Your task: Reproduce the listing below character for character; drop every image.

Data excerpt:
::::::
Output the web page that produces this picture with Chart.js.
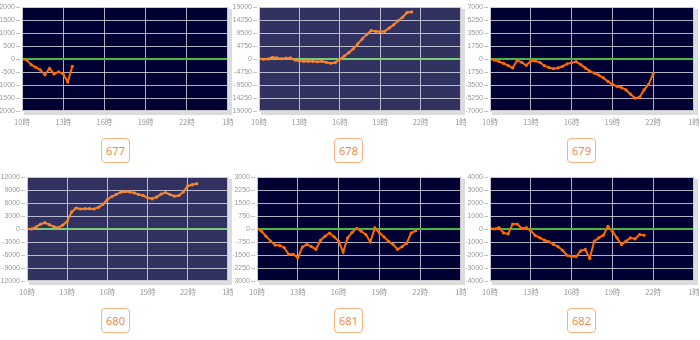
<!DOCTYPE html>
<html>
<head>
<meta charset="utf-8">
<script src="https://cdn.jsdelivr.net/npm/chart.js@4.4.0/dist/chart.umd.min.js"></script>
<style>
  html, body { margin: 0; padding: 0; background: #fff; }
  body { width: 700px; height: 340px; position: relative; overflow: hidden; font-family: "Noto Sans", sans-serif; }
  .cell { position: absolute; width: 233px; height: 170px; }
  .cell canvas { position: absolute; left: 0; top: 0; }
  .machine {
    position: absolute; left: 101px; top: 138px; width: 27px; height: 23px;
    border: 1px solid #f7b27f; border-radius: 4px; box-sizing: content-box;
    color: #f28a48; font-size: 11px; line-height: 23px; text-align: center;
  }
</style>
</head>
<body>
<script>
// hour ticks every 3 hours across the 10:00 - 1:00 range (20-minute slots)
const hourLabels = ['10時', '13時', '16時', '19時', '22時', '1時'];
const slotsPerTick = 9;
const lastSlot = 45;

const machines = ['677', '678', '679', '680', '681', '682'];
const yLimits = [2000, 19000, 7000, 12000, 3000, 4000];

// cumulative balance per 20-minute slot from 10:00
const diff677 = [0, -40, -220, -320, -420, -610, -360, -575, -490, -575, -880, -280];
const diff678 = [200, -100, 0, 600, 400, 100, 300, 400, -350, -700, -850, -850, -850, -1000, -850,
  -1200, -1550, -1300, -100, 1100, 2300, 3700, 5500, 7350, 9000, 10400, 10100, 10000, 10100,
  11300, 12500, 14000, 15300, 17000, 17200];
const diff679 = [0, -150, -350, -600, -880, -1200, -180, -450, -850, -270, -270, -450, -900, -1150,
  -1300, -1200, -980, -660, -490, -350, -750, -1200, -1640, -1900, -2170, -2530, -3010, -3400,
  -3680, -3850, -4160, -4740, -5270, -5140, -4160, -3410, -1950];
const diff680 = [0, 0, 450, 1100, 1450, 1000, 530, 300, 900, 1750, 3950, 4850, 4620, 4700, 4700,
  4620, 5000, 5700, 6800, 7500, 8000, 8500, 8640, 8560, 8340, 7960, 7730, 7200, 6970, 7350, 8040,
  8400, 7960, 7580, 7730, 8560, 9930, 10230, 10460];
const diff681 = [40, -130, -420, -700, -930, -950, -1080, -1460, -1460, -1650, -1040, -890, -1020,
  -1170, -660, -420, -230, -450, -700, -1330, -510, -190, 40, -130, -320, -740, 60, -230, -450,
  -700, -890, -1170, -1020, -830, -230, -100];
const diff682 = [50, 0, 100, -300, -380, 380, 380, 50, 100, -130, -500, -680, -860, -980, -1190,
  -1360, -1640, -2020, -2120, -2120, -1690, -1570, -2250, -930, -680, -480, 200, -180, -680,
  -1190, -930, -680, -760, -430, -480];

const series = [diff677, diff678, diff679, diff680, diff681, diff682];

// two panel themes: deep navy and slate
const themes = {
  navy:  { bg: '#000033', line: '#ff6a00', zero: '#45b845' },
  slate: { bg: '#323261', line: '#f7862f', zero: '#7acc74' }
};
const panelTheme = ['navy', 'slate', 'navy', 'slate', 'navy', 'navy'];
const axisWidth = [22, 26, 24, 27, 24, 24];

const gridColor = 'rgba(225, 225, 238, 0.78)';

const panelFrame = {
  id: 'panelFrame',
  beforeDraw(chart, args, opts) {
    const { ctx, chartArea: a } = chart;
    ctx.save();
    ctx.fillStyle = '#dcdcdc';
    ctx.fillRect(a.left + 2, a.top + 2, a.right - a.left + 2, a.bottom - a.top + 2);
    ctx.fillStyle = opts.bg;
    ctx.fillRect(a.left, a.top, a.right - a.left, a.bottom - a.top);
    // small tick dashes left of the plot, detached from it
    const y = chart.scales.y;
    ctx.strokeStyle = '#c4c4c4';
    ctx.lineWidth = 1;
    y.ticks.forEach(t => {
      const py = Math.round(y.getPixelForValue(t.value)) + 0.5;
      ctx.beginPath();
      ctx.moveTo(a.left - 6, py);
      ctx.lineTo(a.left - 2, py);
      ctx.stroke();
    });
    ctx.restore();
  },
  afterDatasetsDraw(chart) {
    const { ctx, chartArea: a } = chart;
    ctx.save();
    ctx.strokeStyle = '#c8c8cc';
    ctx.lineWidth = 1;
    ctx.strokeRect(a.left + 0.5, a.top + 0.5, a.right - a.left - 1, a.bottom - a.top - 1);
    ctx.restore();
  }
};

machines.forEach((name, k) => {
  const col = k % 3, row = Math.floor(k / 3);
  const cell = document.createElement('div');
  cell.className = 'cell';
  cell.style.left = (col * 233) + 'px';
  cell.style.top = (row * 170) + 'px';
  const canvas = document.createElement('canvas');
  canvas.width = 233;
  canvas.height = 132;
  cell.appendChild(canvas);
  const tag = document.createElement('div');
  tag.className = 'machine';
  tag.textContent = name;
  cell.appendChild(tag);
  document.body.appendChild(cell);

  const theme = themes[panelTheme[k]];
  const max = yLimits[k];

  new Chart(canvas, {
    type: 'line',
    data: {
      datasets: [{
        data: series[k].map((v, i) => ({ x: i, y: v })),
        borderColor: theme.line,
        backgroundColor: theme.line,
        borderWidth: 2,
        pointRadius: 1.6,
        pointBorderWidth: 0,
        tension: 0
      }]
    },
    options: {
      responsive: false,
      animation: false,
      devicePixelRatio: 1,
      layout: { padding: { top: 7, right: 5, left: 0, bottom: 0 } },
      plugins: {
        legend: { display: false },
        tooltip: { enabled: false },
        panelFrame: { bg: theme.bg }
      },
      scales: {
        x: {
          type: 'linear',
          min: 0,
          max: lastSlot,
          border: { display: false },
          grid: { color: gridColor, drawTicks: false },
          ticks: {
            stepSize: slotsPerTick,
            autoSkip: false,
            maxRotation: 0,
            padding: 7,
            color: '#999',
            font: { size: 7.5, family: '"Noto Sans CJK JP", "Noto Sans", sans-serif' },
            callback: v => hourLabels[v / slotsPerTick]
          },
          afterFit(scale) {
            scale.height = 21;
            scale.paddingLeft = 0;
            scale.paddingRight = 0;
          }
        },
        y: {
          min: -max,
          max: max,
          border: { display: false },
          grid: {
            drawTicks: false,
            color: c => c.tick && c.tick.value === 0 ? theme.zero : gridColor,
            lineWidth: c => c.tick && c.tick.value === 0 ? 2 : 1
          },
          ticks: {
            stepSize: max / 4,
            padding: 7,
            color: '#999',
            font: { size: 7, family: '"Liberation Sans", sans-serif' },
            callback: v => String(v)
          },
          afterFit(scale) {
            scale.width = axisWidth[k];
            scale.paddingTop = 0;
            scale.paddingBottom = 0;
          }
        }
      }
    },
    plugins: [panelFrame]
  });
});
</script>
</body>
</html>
::::::
Expected answer:
Output the web page that produces this picture with Chart.js.
<!DOCTYPE html>
<html>
<head>
<meta charset="utf-8">
<script src="https://cdn.jsdelivr.net/npm/chart.js@4.4.0/dist/chart.umd.min.js"></script>
<style>
  html, body { margin: 0; padding: 0; background: #fff; }
  body { width: 700px; height: 340px; position: relative; overflow: hidden; font-family: "Noto Sans", sans-serif; }
  .cell { position: absolute; width: 233px; height: 170px; }
  .cell canvas { position: absolute; left: 0; top: 0; }
  .machine {
    position: absolute; left: 101px; top: 138px; width: 27px; height: 23px;
    border: 1px solid #f7b27f; border-radius: 4px; box-sizing: content-box;
    color: #f28a48; font-size: 11px; line-height: 23px; text-align: center;
  }
</style>
</head>
<body>
<script>
// hour ticks every 3 hours across the 10:00 - 1:00 range (20-minute slots)
const hourLabels = ['10時', '13時', '16時', '19時', '22時', '1時'];
const slotsPerTick = 9;
const lastSlot = 45;

const machines = ['677', '678', '679', '680', '681', '682'];
const yLimits = [2000, 19000, 7000, 12000, 3000, 4000];

// cumulative balance per 20-minute slot from 10:00
const diff677 = [0, -40, -220, -320, -420, -610, -360, -575, -490, -575, -880, -280];
const diff678 = [200, -100, 0, 600, 400, 100, 300, 400, -350, -700, -850, -850, -850, -1000, -850,
  -1200, -1550, -1300, -100, 1100, 2300, 3700, 5500, 7350, 9000, 10400, 10100, 10000, 10100,
  11300, 12500, 14000, 15300, 17000, 17200];
const diff679 = [0, -150, -350, -600, -880, -1200, -180, -450, -850, -270, -270, -450, -900, -1150,
  -1300, -1200, -980, -660, -490, -350, -750, -1200, -1640, -1900, -2170, -2530, -3010, -3400,
  -3680, -3850, -4160, -4740, -5270, -5140, -4160, -3410, -1950];
const diff680 = [0, 0, 450, 1100, 1450, 1000, 530, 300, 900, 1750, 3950, 4850, 4620, 4700, 4700,
  4620, 5000, 5700, 6800, 7500, 8000, 8500, 8640, 8560, 8340, 7960, 7730, 7200, 6970, 7350, 8040,
  8400, 7960, 7580, 7730, 8560, 9930, 10230, 10460];
const diff681 = [40, -130, -420, -700, -930, -950, -1080, -1460, -1460, -1650, -1040, -890, -1020,
  -1170, -660, -420, -230, -450, -700, -1330, -510, -190, 40, -130, -320, -740, 60, -230, -450,
  -700, -890, -1170, -1020, -830, -230, -100];
const diff682 = [50, 0, 100, -300, -380, 380, 380, 50, 100, -130, -500, -680, -860, -980, -1190,
  -1360, -1640, -2020, -2120, -2120, -1690, -1570, -2250, -930, -680, -480, 200, -180, -680,
  -1190, -930, -680, -760, -430, -480];

const series = [diff677, diff678, diff679, diff680, diff681, diff682];

// two panel themes: deep navy and slate
const themes = {
  navy:  { bg: '#000033', line: '#ff6a00', zero: '#45b845' },
  slate: { bg: '#323261', line: '#f7862f', zero: '#7acc74' }
};
const panelTheme = ['navy', 'slate', 'navy', 'slate', 'navy', 'navy'];
const axisWidth = [22, 26, 24, 27, 24, 24];

const gridColor = 'rgba(225, 225, 238, 0.78)';

const panelFrame = {
  id: 'panelFrame',
  beforeDraw(chart, args, opts) {
    const { ctx, chartArea: a } = chart;
    ctx.save();
    ctx.fillStyle = '#dcdcdc';
    ctx.fillRect(a.left + 2, a.top + 2, a.right - a.left + 2, a.bottom - a.top + 2);
    ctx.fillStyle = opts.bg;
    ctx.fillRect(a.left, a.top, a.right - a.left, a.bottom - a.top);
    // small tick dashes left of the plot, detached from it
    const y = chart.scales.y;
    ctx.strokeStyle = '#c4c4c4';
    ctx.lineWidth = 1;
    y.ticks.forEach(t => {
      const py = Math.round(y.getPixelForValue(t.value)) + 0.5;
      ctx.beginPath();
      ctx.moveTo(a.left - 6, py);
      ctx.lineTo(a.left - 2, py);
      ctx.stroke();
    });
    ctx.restore();
  },
  afterDatasetsDraw(chart) {
    const { ctx, chartArea: a } = chart;
    ctx.save();
    ctx.strokeStyle = '#c8c8cc';
    ctx.lineWidth = 1;
    ctx.strokeRect(a.left + 0.5, a.top + 0.5, a.right - a.left - 1, a.bottom - a.top - 1);
    ctx.restore();
  }
};

machines.forEach((name, k) => {
  const col = k % 3, row = Math.floor(k / 3);
  const cell = document.createElement('div');
  cell.className = 'cell';
  cell.style.left = (col * 233) + 'px';
  cell.style.top = (row * 170) + 'px';
  const canvas = document.createElement('canvas');
  canvas.width = 233;
  canvas.height = 132;
  cell.appendChild(canvas);
  const tag = document.createElement('div');
  tag.className = 'machine';
  tag.textContent = name;
  cell.appendChild(tag);
  document.body.appendChild(cell);

  const theme = themes[panelTheme[k]];
  const max = yLimits[k];

  new Chart(canvas, {
    type: 'line',
    data: {
      datasets: [{
        data: series[k].map((v, i) => ({ x: i, y: v })),
        borderColor: theme.line,
        backgroundColor: theme.line,
        borderWidth: 2,
        pointRadius: 1.6,
        pointBorderWidth: 0,
        tension: 0
      }]
    },
    options: {
      responsive: false,
      animation: false,
      devicePixelRatio: 1,
      layout: { padding: { top: 7, right: 5, left: 0, bottom: 0 } },
      plugins: {
        legend: { display: false },
        tooltip: { enabled: false },
        panelFrame: { bg: theme.bg }
      },
      scales: {
        x: {
          type: 'linear',
          min: 0,
          max: lastSlot,
          border: { display: false },
          grid: { color: gridColor, drawTicks: false },
          ticks: {
            stepSize: slotsPerTick,
            autoSkip: false,
            maxRotation: 0,
            padding: 7,
            color: '#999',
            font: { size: 7.5, family: '"Noto Sans CJK JP", "Noto Sans", sans-serif' },
            callback: v => hourLabels[v / slotsPerTick]
          },
          afterFit(scale) {
            scale.height = 21;
            scale.paddingLeft = 0;
            scale.paddingRight = 0;
          }
        },
        y: {
          min: -max,
          max: max,
          border: { display: false },
          grid: {
            drawTicks: false,
            color: c => c.tick && c.tick.value === 0 ? theme.zero : gridColor,
            lineWidth: c => c.tick && c.tick.value === 0 ? 2 : 1
          },
          ticks: {
            stepSize: max / 4,
            padding: 7,
            color: '#999',
            font: { size: 7, family: '"Liberation Sans", sans-serif' },
            callback: v => String(v)
          },
          afterFit(scale) {
            scale.width = axisWidth[k];
            scale.paddingTop = 0;
            scale.paddingBottom = 0;
          }
        }
      }
    },
    plugins: [panelFrame]
  });
});
</script>
</body>
</html>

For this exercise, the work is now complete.